Bruno Retailleau frappe fort sur l’un de ses thèmes favoris : l’immigration clandestine. En mobilisant des milliers de forces de l’ordre pour des contrôles massifs dans tout le pays, le ministre de l’Intérieur affiche une volonté politique claire, entre fermeté assumée et stratégie de communication sécuritaire.
Ce mercredi matin, Bruno Retailleau a lancé une vaste opération de contrôle contre l’immigration illégale sur l’ensemble du territoire. L’initiative, prévue pour durer 48 heures, mobilise quelque 4 000 agents — policiers, gendarmes, douaniers, mais aussi militaires de l’opération Sentinelle — dans les gares, les bus et aux frontières. Selon le ministre, l’objectif est clair : renforcer la lutte contre les étrangers en situation irrégulière (ESI) et affirmer une politique de « tolérance zéro ».
« Les clandestins ne sont pas les bienvenus en France, et je le dis de façon la plus ferme et définitive », a martelé Bruno Retailleau sur les antennes de CNews et Europe 1. Un discours sans nuance, porté à la fois par son poste de ministre de l’Intérieur et par son ancrage politique à droite, en tant que figure majeure des Républicains.
Des contrôles dans les gares, les bus et aux frontières
Selon une note interne consultée par l’AFP, les préfets ont reçu l’instruction d’organiser des contrôles ciblés sur les trains à destination des pays limitrophes et des grandes villes françaises, tant à l’arrivée qu’au départ. Il s’agit, selon le ministre, d’une « opération nationale de contrôle des flux », qui s’inscrit dans la continuité d’une campagne menée les 20 et 21 mai derniers.
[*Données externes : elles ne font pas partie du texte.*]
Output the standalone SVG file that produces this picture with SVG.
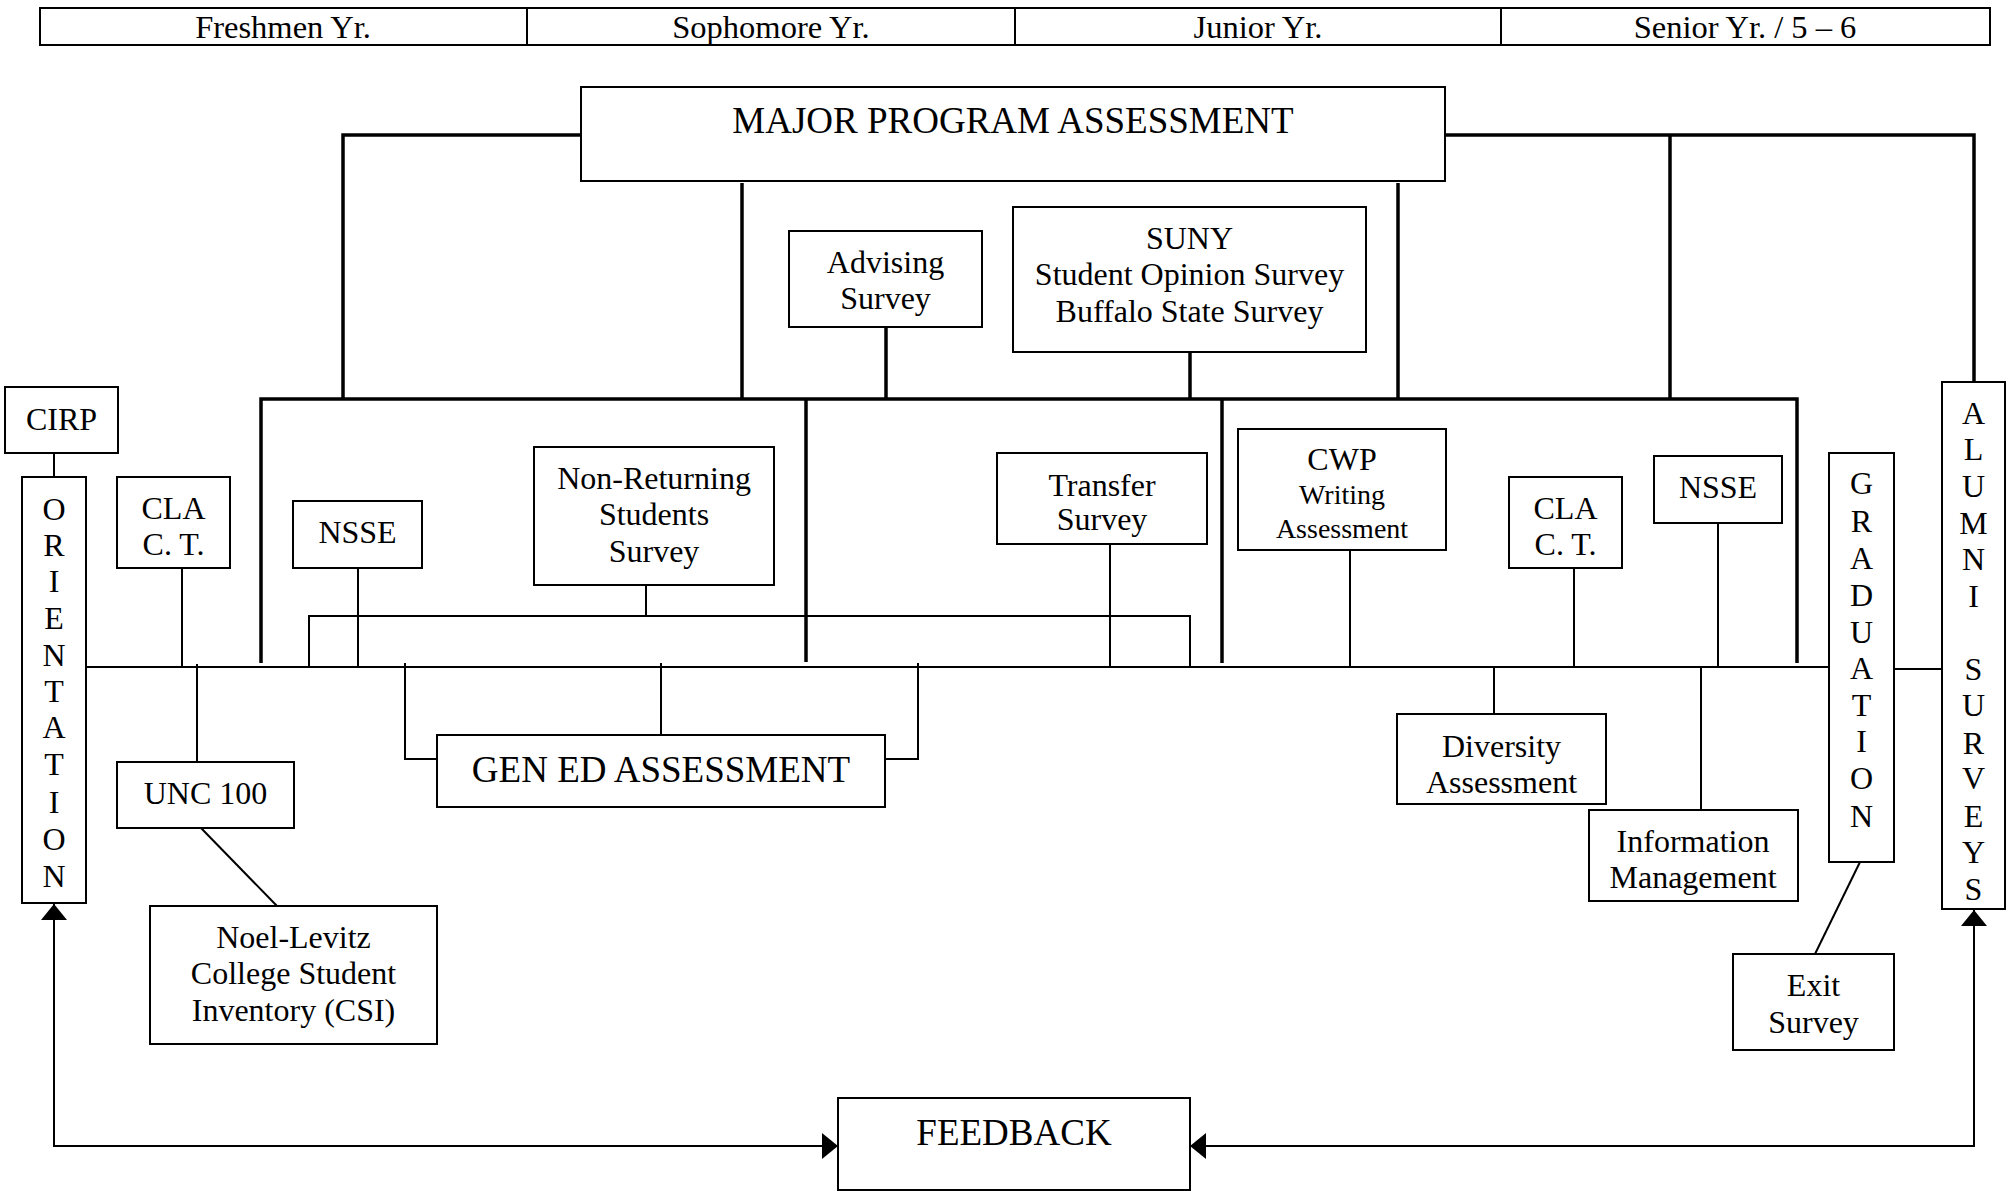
<svg xmlns="http://www.w3.org/2000/svg" width="2011" height="1191" viewBox="0 0 2011 1191">
<style>
text{font-family:"Liberation Serif","Times New Roman",serif;fill:#000;text-anchor:middle}
.t{font-size:32px}
.s{font-size:28px}
.b{font-size:37px}
.h{font-size:32.5px}
.box{fill:#fff;stroke:#000;stroke-width:2}
.thin{fill:none;stroke:#000;stroke-width:2}
.thick{fill:none;stroke:#000;stroke-width:3.5}
</style>
<defs>
<marker id="ar" viewBox="0 0 16 26" refX="16" refY="13" markerWidth="16" markerHeight="26" markerUnits="userSpaceOnUse" orient="auto-start-reverse">
<path d="M0 0L16 13L0 26z" fill="#000"/>
</marker>
</defs>
<g id="header">
<rect x="40" y="8" width="1950" height="37" fill="#fff" stroke="#000" stroke-width="2"/>
<line x1="527" y1="8" x2="527" y2="45" stroke="#000" stroke-width="2"/>
<line x1="1015" y1="8" x2="1015" y2="45" stroke="#000" stroke-width="2"/>
<line x1="1501" y1="8" x2="1501" y2="45" stroke="#000" stroke-width="2"/>
<text class="h" x="283" y="38">Freshmen Yr.</text>
<text class="h" x="771" y="38">Sophomore Yr.</text>
<text class="h" x="1258" y="38">Junior Yr.</text>
<text class="h" x="1745" y="38">Senior Yr. / 5 – 6</text>
</g>
<g id="connectors">
<path class="thick" d="M581 135H343V399"/>
<path class="thick" d="M1445 135H1974V382"/>
<path class="thick" d="M1670 135V399"/>
<path class="thick" d="M742 183V399"/>
<path class="thick" d="M1398 183V399"/>
<path class="thick" d="M261 663V399H1797V663"/>
<path class="thick" d="M806 399V662"/>
<path class="thick" d="M1222 399V663"/>
<path class="thick" d="M886 327V399"/>
<path class="thick" d="M1190 352V399"/>
<line class="thin" x1="54" y1="453" x2="54" y2="477"/>
<path class="thin" d="M86 667H1829"/>
<path class="thin" d="M1894 669H1942"/>
<path class="thin" d="M182 568V667"/>
<path class="thin" d="M197 664V762"/>
<path class="thin" d="M201 828L277 906"/>
<path class="thin" d="M358 568V667"/>
<path class="thin" d="M309 667V616H1190V667"/>
<path class="thin" d="M646 585V616"/>
<path class="thin" d="M1110 544V667"/>
<path class="thin" d="M405 663V759H437"/>
<path class="thin" d="M661 663V735"/>
<path class="thin" d="M918 663V759H885"/>
<path class="thin" d="M1350 550V667"/>
<path class="thin" d="M1574 568V667"/>
<path class="thin" d="M1718 523V667"/>
<path class="thin" d="M1494 667V714"/>
<path class="thin" d="M1701 667V810"/>
<path class="thin" d="M1860 862L1815 954"/>
<path class="thin" d="M54 904V1146H838" marker-start="url(#ar)" marker-end="url(#ar)"/>
<path class="thin" d="M1974 910V1146H1190" marker-start="url(#ar)" marker-end="url(#ar)"/>
</g>
<g id="major">
<rect class="box" x="581" y="87" width="864" height="94"/>
<text class="b" x="1013" y="133">MAJOR PROGRAM ASSESSMENT</text>
</g>
<g id="advising">
<rect class="box" x="789" y="231" width="193" height="96"/>
<text class="t" x="885.5" y="273">Advising</text>
<text class="t" x="885.5" y="309">Survey</text>
</g>
<g id="suny">
<rect class="box" x="1013" y="207" width="353" height="145"/>
<text class="t" x="1189.5" y="249">SUNY</text>
<text class="t" x="1189.5" y="285">Student Opinion Survey</text>
<text class="t" x="1189.5" y="322">Buffalo State Survey</text>
</g>
<g id="cirp">
<rect class="box" x="5" y="387" width="113" height="66"/>
<text class="t" x="61.5" y="430">CIRP</text>
</g>
<g id="orientation">
<rect class="box" x="22" y="477" width="64" height="426"/>
<text class="t" x="54" y="520">O</text>
<text class="t" x="54" y="556">R</text>
<text class="t" x="54" y="592">I</text>
<text class="t" x="54" y="629">E</text>
<text class="t" x="54" y="666">N</text>
<text class="t" x="54" y="702">T</text>
<text class="t" x="54" y="738">A</text>
<text class="t" x="54" y="775">T</text>
<text class="t" x="54" y="813">I</text>
<text class="t" x="54" y="850">O</text>
<text class="t" x="54" y="887">N</text>
</g>
<g id="cla-left">
<rect class="box" x="117" y="477" width="113" height="91"/>
<text class="t" x="173.5" y="519">CLA</text>
<text class="t" x="173.5" y="555">C. T.</text>
</g>
<g id="nsse-left">
<rect class="box" x="293" y="501" width="129" height="67"/>
<text class="t" x="357.5" y="543">NSSE</text>
</g>
<g id="nonreturning">
<rect class="box" x="534" y="447" width="240" height="138"/>
<text class="t" x="654" y="489">Non-Returning</text>
<text class="t" x="654" y="525">Students</text>
<text class="t" x="654" y="562">Survey</text>
</g>
<g id="transfer">
<rect class="box" x="997" y="453" width="210" height="91"/>
<text class="t" x="1102" y="496">Transfer</text>
<text class="t" x="1102" y="530">Survey</text>
</g>
<g id="cwp">
<rect class="box" x="1238" y="429" width="208" height="121"/>
<text class="t" x="1342" y="470">CWP</text>
<text class="s" x="1342" y="504">Writing</text>
<text class="s" x="1342" y="538">Assessment</text>
</g>
<g id="cla-right">
<rect class="box" x="1509" y="477" width="113" height="91"/>
<text class="t" x="1565.5" y="519">CLA</text>
<text class="t" x="1565.5" y="555">C. T.</text>
</g>
<g id="nsse-right">
<rect class="box" x="1654" y="456" width="128" height="67"/>
<text class="t" x="1718" y="498">NSSE</text>
</g>
<g id="graduation">
<rect class="box" x="1829" y="453" width="65" height="409"/>
<text class="t" x="1861.5" y="494">G</text>
<text class="t" x="1861.5" y="532">R</text>
<text class="t" x="1861.5" y="569">A</text>
<text class="t" x="1861.5" y="606">D</text>
<text class="t" x="1861.5" y="643">U</text>
<text class="t" x="1861.5" y="679">A</text>
<text class="t" x="1861.5" y="716">T</text>
<text class="t" x="1861.5" y="752">I</text>
<text class="t" x="1861.5" y="789">O</text>
<text class="t" x="1861.5" y="827">N</text>
</g>
<g id="alumni">
<rect class="box" x="1942" y="382" width="63" height="527"/>
<text class="t" x="1973.5" y="424">A</text>
<text class="t" x="1973.5" y="460">L</text>
<text class="t" x="1973.5" y="497">U</text>
<text class="t" x="1973.5" y="534">M</text>
<text class="t" x="1973.5" y="570">N</text>
<text class="t" x="1973.5" y="607">I</text>
<text class="t" x="1973.5" y="680">S</text>
<text class="t" x="1973.5" y="716">U</text>
<text class="t" x="1973.5" y="754">R</text>
<text class="t" x="1973.5" y="789">V</text>
<text class="t" x="1973.5" y="827">E</text>
<text class="t" x="1973.5" y="863">Y</text>
<text class="t" x="1973.5" y="900">S</text>
</g>
<g id="unc100">
<rect class="box" x="117" y="762" width="177" height="66"/>
<text class="t" x="205.5" y="804">UNC 100</text>
</g>
<g id="noel">
<rect class="box" x="150" y="906" width="287" height="138"/>
<text class="t" x="293.5" y="948">Noel-Levitz</text>
<text class="t" x="293.5" y="984">College Student</text>
<text class="t" x="293.5" y="1021">Inventory (CSI)</text>
</g>
<g id="gened">
<rect class="box" x="437" y="735" width="448" height="72"/>
<text class="b" x="661" y="782">GEN ED ASSESSMENT</text>
</g>
<g id="diversity">
<rect class="box" x="1397" y="714" width="209" height="90"/>
<text class="t" x="1501.5" y="757">Diversity</text>
<text class="t" x="1501.5" y="793">Assessment</text>
</g>
<g id="information">
<rect class="box" x="1589" y="810" width="209" height="91"/>
<text class="t" x="1693" y="852">Information</text>
<text class="t" x="1693" y="888">Management</text>
</g>
<g id="exit">
<rect class="box" x="1733" y="954" width="161" height="96"/>
<text class="t" x="1813.5" y="996">Exit</text>
<text class="t" x="1813.5" y="1033">Survey</text>
</g>
<g id="feedback">
<rect class="box" x="838" y="1098" width="352" height="92"/>
<text class="b" x="1014" y="1145">FEEDBACK</text>
</g>
</svg>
Cette dernière avait permis l’interpellation de plus de 750 personnes.
La note fait également état d’une hausse de 28 % des interceptions d’ESI ces dernières semaines, un chiffre mis en avant par Retailleau pour justifier une intensification des efforts. Ces données, bien que brutes, traduisent une orientation politique davantage centrée sur la traque que sur la gestion administrative ou humanitaire des situations migratoires.
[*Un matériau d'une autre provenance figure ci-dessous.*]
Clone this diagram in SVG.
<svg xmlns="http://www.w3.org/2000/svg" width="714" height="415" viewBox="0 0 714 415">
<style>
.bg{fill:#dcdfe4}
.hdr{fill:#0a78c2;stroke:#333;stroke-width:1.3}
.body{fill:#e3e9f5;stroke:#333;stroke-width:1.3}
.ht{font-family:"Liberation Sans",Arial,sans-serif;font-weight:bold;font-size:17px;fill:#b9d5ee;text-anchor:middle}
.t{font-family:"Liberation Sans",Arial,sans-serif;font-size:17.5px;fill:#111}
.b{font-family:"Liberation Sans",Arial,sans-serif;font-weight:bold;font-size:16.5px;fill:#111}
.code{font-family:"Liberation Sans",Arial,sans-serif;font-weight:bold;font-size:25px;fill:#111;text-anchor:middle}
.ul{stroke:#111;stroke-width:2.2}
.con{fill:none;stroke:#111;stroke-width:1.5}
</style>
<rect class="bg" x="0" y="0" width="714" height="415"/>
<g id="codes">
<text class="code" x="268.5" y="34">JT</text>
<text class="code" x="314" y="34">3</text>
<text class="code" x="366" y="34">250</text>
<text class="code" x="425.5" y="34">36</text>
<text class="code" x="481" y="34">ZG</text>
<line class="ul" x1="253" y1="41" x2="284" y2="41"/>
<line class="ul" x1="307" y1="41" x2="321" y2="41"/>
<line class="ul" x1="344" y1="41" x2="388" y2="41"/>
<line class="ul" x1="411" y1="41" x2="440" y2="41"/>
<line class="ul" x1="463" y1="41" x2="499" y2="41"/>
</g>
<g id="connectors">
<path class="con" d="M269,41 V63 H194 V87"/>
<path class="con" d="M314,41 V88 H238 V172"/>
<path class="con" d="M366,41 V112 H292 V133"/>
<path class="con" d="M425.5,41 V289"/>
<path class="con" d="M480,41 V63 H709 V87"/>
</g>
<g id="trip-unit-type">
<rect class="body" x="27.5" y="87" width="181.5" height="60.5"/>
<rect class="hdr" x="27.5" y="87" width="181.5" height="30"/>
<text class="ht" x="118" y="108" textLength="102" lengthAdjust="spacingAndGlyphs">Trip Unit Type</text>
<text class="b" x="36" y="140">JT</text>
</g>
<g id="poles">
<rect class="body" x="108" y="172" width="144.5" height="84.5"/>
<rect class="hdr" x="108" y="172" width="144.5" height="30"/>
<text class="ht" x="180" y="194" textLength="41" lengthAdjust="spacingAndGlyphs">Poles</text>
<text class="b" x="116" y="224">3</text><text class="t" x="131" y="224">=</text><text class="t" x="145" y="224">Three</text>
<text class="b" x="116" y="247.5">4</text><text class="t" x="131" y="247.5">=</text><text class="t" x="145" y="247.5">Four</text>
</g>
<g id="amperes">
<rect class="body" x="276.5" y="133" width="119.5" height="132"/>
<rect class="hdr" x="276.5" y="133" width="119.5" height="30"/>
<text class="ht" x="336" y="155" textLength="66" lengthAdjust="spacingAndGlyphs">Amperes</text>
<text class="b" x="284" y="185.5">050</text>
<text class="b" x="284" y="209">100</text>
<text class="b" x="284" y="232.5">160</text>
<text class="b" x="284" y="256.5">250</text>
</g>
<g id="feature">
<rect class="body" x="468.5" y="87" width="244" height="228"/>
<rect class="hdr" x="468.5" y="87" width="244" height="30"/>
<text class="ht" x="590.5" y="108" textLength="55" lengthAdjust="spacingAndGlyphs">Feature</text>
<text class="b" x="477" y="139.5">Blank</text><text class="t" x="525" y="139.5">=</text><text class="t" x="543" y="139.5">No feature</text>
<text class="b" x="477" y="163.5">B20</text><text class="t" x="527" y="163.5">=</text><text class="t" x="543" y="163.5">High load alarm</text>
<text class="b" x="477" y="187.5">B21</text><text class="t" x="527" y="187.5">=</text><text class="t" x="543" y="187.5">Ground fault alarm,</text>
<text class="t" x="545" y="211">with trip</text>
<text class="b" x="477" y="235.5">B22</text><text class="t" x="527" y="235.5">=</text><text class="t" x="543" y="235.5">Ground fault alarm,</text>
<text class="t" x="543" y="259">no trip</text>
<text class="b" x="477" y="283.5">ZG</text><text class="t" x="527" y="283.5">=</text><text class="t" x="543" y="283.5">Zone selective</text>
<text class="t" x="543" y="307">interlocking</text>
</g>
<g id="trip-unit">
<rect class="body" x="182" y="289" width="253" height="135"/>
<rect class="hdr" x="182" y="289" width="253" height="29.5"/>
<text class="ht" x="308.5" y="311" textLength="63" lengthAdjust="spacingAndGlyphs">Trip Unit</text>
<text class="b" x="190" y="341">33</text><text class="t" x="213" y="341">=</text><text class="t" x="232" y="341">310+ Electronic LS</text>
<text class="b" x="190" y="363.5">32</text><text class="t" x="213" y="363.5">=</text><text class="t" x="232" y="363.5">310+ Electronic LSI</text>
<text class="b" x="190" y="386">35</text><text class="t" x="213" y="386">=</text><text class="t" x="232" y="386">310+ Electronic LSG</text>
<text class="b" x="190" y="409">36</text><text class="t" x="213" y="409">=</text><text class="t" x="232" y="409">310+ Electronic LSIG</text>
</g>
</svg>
Une stratégie sécuritaire assumée
Retailleau ne cache pas que cette opération a aussi une valeur symbolique. En se rendant en personne à la gare du Nord, haut lieu de passage et d’activité migratoire, il met en scène la présence de l’État sur un sujet devenu hyper sensible dans le débat public. C’est un message de fermeté adressé aux électeurs, mais aussi un signal diplomatique envoyé aux pays voisins : la France entend contrôler plus strictement ses entrées, quitte à réintroduire un contrôle renforcé aux frontières.
« Nous avons réintroduit des contrôles beaucoup plus serrés qu’auparavant », a-t-il déclaré, évoquant la création d’une « force frontière » composée de forces mixtes : policiers, gendarmes, douaniers et militaires. Une configuration qui rappelle les mécanismes mis en place à l’époque des attentats ou durant la crise migratoire de 2015.
Un discours qui divise
La déclaration de Retailleau intervient dans un contexte politique chargé, où les questions migratoires nourrissent la polarisation du débat. Si une partie de l’opinion publique salue cette démonstration d’autorité, d’autres y voient une politique répressive, inefficace sur le long terme, et détachée de la complexité des réalités migratoires. Des ONG et juristes dénoncent régulièrement le caractère arbitraire et parfois discriminatoire de ces contrôles, ainsi que leur efficacité contestable face aux filières d’entrée clandestine.
Par ailleurs, les chiffres avancés — 47 000 interpellations depuis janvier — soulèvent des questions : combien ont débouché sur des reconduites à la frontière ? Combien ont été contestées devant les tribunaux ? Le ministère ne détaille pas ces données, préférant mettre l’accent sur le volume et la fréquence des opérations.
Une ligne politique alignée sur la droite dure
Avec cette initiative, Bruno Retailleau confirme sa volonté d’imprimer sa marque sur l’agenda sécuritaire et migratoire du gouvernement. Longtemps considéré comme une figure idéologique de la droite conservatrice, il transpose aujourd’hui ses convictions dans l’appareil régalien. Son discours de fermeté résonne avec celui d’une frange de la population en demande de clarté et d’action, mais risque aussi d’alimenter les clivages politiques et sociaux autour de la question migratoire.